Teatro
Catanzaro, al Teatro Comunale la Penelope di Teresa Timpano
di Carmen Loiacono
La Penelope di Teresa Timpano al Teatro Comunale di Catanzaro. La conosciamo come la paziente moglie che aspetta il ritorno del marito, tessendo una tela che non finisce mai, ma Penelope, tormentata dall’assenza del consorte, da tutti i pensieri che in merito la corrodono e dal continuo doversi difendere in un mondo che la vorrebbe preda, è prima di tutto una donna. È in questo aspetto, complicato, genitore di cento mille altri che si addentra lo spettacolo “Penelope” con Teresa Timpano, andato in scena ieri sera al Teatro Comunale, appuntamento della stagione Ama Calabria. Scritto e diretto da Matteo Tarasco per Scena Nuda, lo spettacolo – un monologo di poco meno di un’ora- attinge a piene mani dalla figura originale raccontata da Omero, ma la rende più contemporanea, inserendone oltre che ispirazioni dai racconti di Ovidio, anche tracce della versione dell’acclamata Margaret Atwood. Sì, perché alle donne e agli uomini di oggi, la fedeltà e la coerenza di Penelope, possono sembrare improponibili e vanno spiegate per essere capite. Ecco allora la Timpano, sola in scena, avvolta, imbrigliata in un abito talmente grande che pure lasciandole libere le braccia le impedisce i più semplici spostamenti, molto bello. Il palco, mentre lei si sofferma sui tanti aspetti della sua storia poco affrontati, si impone per la sua semplicità claustrofobica: è immerso nel bianco ma coperto da una fitta rete, che sa proprio di gabbia (costumi e scene sono di Laura Laganà e Francesco Gambino) e che si evidenzia come sfondo ideale per i continui giochi delle luci, monocromatici, ma molto intensi, che segnano ogni passaggio.

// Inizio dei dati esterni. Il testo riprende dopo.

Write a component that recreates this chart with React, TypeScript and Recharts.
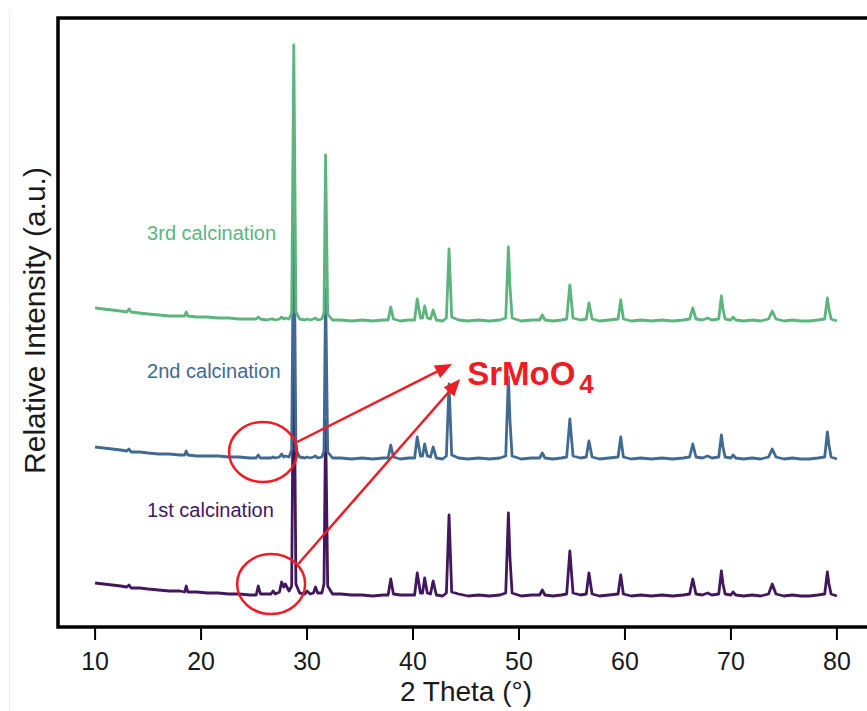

La rete è l’emblema del “dover tenere alta la testa”, nel proseguire il proprio obiettivo, “l’opera d’amore” come lo definisce lei, che le comporta mille sofferenze, nel suo delirio di donna innamorata.
Tra ricordi (o forse frutti della sua immaginazione?), rabbia per il tradimento, disgusto nei confronti dei pretendenti, la Penelope di Teresa Timpano continua ad aspettare Ulisse. Da contraltare ai movimenti, lenti, e alla gestualità generale piuttosto solenne, però è parsa mancare una ricerca vocale più incisiva, con cambi di registro più netti che avrebbero di sicuro coronato un lavoro comunque interessante, arricchito da musiche originali davvero sorprendenti, di Mario Incudine, che hanno saputo trascinare i presenti fra le onde di quel Mediterraneo che suo malgrado fa da sfondo.